(Charts and diagrams as code)
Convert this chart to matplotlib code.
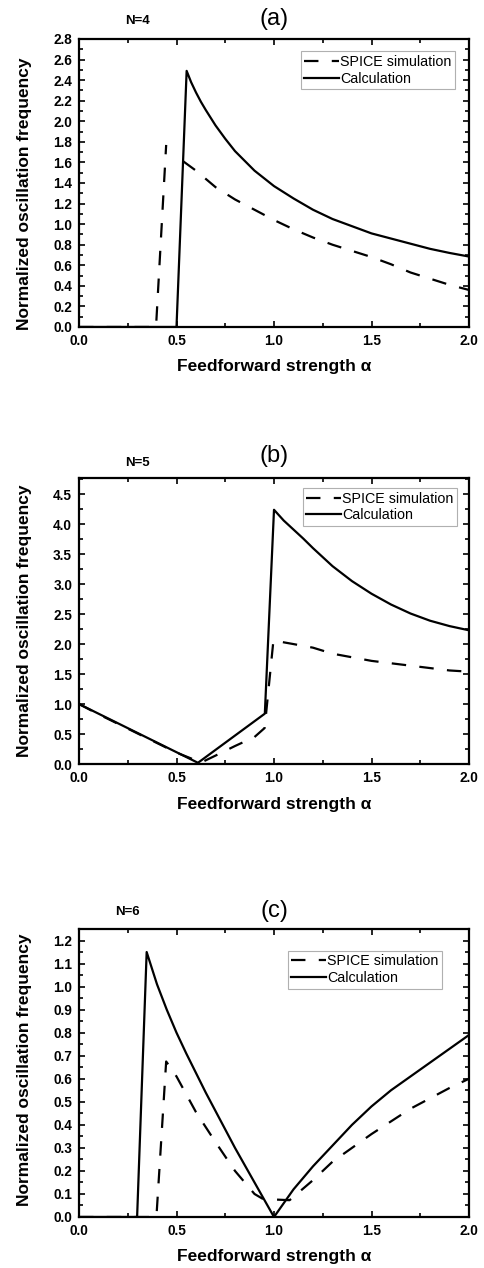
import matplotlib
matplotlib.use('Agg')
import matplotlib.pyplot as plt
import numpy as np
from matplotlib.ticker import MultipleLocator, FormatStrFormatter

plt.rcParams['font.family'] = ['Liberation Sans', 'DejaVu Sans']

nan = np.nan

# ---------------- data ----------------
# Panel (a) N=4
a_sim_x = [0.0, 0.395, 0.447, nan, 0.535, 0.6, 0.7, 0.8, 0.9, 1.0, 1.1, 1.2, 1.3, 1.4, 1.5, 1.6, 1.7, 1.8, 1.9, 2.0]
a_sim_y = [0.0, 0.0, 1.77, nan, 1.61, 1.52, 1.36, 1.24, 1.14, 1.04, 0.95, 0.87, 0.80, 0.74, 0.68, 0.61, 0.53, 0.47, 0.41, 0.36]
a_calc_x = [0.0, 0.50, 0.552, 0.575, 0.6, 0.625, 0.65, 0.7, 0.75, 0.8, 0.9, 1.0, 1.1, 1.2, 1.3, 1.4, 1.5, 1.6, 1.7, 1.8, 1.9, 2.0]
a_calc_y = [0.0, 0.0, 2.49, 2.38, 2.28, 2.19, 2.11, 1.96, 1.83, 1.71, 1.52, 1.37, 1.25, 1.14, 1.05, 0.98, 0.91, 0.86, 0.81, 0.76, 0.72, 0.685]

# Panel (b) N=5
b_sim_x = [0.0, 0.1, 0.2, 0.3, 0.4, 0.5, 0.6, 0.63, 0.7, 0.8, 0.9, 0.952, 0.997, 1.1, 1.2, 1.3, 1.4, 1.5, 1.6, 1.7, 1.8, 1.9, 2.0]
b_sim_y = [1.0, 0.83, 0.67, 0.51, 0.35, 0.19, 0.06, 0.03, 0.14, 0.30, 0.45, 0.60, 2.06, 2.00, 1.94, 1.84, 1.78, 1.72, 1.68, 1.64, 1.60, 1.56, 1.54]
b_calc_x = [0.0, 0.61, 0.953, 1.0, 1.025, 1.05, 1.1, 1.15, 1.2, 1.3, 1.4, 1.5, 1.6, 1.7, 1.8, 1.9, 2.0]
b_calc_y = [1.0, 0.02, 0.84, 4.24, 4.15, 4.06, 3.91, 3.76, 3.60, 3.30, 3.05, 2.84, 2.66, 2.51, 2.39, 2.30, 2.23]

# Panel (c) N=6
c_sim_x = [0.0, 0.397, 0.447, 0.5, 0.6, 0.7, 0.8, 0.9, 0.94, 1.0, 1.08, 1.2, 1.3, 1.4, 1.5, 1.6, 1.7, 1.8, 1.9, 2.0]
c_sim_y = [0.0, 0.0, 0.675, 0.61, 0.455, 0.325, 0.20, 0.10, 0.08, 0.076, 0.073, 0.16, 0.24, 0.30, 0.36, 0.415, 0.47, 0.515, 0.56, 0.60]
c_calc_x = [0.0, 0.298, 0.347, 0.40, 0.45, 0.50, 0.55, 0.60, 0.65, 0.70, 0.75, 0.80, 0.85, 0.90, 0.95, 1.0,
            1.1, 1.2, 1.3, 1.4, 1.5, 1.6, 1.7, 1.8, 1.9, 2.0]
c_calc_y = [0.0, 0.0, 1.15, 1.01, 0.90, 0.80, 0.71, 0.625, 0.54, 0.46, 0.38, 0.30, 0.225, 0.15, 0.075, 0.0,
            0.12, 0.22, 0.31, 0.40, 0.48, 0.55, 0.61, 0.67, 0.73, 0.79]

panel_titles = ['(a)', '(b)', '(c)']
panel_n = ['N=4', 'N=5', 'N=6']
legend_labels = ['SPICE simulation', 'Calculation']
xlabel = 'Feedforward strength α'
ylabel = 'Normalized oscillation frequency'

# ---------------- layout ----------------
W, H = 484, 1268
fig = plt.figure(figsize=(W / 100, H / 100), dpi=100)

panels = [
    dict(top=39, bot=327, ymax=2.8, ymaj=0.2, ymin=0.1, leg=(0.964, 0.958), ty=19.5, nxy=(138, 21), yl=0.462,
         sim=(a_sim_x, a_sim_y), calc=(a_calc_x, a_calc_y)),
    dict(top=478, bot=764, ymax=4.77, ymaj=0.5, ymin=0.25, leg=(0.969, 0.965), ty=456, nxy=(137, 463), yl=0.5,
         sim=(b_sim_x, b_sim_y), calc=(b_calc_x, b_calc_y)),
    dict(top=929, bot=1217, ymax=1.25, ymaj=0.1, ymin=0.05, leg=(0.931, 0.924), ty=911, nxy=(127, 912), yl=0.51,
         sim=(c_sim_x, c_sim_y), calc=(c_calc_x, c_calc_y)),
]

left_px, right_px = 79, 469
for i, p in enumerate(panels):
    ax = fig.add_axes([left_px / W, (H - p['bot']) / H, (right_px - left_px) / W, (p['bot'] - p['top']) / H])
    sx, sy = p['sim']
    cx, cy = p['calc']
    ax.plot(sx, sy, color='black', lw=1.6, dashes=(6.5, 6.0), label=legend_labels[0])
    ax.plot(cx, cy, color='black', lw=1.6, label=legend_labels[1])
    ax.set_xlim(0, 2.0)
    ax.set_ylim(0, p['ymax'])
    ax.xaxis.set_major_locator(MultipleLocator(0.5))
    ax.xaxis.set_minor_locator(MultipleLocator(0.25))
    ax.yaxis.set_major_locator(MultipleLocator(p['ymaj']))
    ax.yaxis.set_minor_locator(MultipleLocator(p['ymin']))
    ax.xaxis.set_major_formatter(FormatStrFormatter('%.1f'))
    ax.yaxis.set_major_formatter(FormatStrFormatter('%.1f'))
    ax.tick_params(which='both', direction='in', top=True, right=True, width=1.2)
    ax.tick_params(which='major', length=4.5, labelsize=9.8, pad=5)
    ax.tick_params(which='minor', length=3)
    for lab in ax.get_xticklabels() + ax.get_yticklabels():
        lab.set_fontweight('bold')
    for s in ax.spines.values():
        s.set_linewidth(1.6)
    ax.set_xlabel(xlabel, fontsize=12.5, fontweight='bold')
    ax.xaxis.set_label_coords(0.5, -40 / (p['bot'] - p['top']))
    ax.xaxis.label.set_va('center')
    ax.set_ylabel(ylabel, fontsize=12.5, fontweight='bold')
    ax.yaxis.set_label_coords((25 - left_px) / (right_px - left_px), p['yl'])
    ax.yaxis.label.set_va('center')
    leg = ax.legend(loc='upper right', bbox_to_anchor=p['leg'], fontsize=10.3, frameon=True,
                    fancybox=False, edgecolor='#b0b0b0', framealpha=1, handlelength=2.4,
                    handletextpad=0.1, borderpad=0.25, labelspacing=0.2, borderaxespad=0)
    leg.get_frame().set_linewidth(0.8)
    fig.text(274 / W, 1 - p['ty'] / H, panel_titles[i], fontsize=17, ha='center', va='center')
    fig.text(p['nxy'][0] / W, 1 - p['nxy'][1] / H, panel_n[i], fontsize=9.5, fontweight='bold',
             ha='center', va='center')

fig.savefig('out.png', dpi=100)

...

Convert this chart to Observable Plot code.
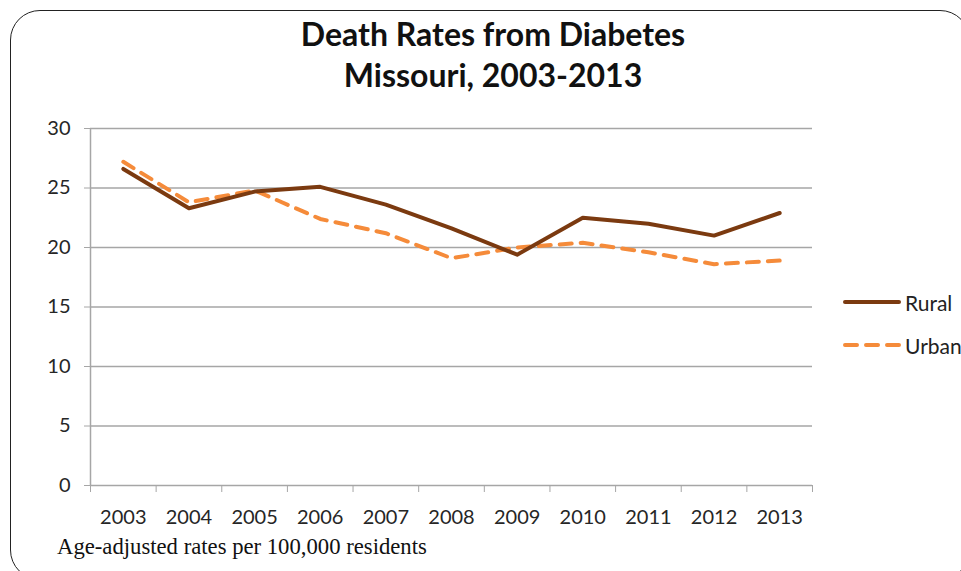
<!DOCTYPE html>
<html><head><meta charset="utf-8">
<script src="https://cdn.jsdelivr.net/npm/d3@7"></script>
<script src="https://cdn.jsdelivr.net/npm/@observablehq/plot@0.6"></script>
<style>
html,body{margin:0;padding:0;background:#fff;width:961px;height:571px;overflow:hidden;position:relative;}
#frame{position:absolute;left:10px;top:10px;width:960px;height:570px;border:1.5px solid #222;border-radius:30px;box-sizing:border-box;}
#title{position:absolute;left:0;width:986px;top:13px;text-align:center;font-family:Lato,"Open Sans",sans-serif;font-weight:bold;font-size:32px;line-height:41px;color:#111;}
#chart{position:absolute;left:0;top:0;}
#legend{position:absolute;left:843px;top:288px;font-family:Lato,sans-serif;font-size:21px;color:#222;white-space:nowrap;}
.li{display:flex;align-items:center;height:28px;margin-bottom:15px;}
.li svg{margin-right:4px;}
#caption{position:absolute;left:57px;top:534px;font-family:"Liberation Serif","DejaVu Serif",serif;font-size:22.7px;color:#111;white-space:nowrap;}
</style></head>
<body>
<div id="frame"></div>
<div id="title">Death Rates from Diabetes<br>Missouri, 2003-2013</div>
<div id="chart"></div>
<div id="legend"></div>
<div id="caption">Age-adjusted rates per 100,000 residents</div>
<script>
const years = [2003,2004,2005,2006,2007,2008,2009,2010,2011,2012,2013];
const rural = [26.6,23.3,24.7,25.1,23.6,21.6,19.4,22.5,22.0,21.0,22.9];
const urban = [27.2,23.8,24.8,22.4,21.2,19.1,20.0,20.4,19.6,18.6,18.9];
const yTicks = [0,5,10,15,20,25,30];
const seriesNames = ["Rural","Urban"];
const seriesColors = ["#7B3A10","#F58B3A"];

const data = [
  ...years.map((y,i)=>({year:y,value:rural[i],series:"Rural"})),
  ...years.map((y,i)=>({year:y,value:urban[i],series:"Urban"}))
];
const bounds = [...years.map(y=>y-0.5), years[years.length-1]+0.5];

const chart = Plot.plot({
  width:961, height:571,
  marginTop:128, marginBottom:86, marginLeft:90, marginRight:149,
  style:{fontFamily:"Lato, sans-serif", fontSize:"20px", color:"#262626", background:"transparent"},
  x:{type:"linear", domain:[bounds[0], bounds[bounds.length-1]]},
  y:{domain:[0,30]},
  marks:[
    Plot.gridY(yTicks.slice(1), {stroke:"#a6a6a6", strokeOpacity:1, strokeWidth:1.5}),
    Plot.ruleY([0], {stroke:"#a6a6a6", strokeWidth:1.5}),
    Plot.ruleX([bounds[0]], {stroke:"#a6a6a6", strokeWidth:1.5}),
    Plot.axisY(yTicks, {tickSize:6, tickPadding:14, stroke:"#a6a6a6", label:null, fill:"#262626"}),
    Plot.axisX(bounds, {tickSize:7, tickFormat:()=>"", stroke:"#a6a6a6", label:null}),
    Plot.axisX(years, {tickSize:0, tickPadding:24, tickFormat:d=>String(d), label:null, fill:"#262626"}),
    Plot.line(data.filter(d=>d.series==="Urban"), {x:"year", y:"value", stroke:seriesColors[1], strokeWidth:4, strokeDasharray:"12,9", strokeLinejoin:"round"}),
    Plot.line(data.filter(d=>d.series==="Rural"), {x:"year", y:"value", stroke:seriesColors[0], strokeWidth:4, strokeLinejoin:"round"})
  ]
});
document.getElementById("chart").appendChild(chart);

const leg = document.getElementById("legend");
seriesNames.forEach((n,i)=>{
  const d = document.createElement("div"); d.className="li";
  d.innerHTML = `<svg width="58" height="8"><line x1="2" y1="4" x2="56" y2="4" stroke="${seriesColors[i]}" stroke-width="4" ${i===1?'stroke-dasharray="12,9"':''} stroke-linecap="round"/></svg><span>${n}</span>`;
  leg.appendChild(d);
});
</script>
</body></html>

- JOB -
Leave the pictures out, and transcribe exactly the lines above starting at the one that contains "Convert this chart to matplotlib code." and ending at the one that contains "0.76, 0.72, 0.685]".

- ANSWER TO THE EXERCISE -
Convert this chart to matplotlib code.
import matplotlib
matplotlib.use('Agg')
import matplotlib.pyplot as plt
import numpy as np
from matplotlib.ticker import MultipleLocator, FormatStrFormatter

plt.rcParams['font.family'] = ['Liberation Sans', 'DejaVu Sans']

nan = np.nan

# ---------------- data ----------------
# Panel (a) N=4
a_sim_x = [0.0, 0.395, 0.447, nan, 0.535, 0.6, 0.7, 0.8, 0.9, 1.0, 1.1, 1.2, 1.3, 1.4, 1.5, 1.6, 1.7, 1.8, 1.9, 2.0]
a_sim_y = [0.0, 0.0, 1.77, nan, 1.61, 1.52, 1.36, 1.24, 1.14, 1.04, 0.95, 0.87, 0.80, 0.74, 0.68, 0.61, 0.53, 0.47, 0.41, 0.36]
a_calc_x = [0.0, 0.50, 0.552, 0.575, 0.6, 0.625, 0.65, 0.7, 0.75, 0.8, 0.9, 1.0, 1.1, 1.2, 1.3, 1.4, 1.5, 1.6, 1.7, 1.8, 1.9, 2.0]
a_calc_y = [0.0, 0.0, 2.49, 2.38, 2.28, 2.19, 2.11, 1.96, 1.83, 1.71, 1.52, 1.37, 1.25, 1.14, 1.05, 0.98, 0.91, 0.86, 0.81, 0.76, 0.72, 0.685]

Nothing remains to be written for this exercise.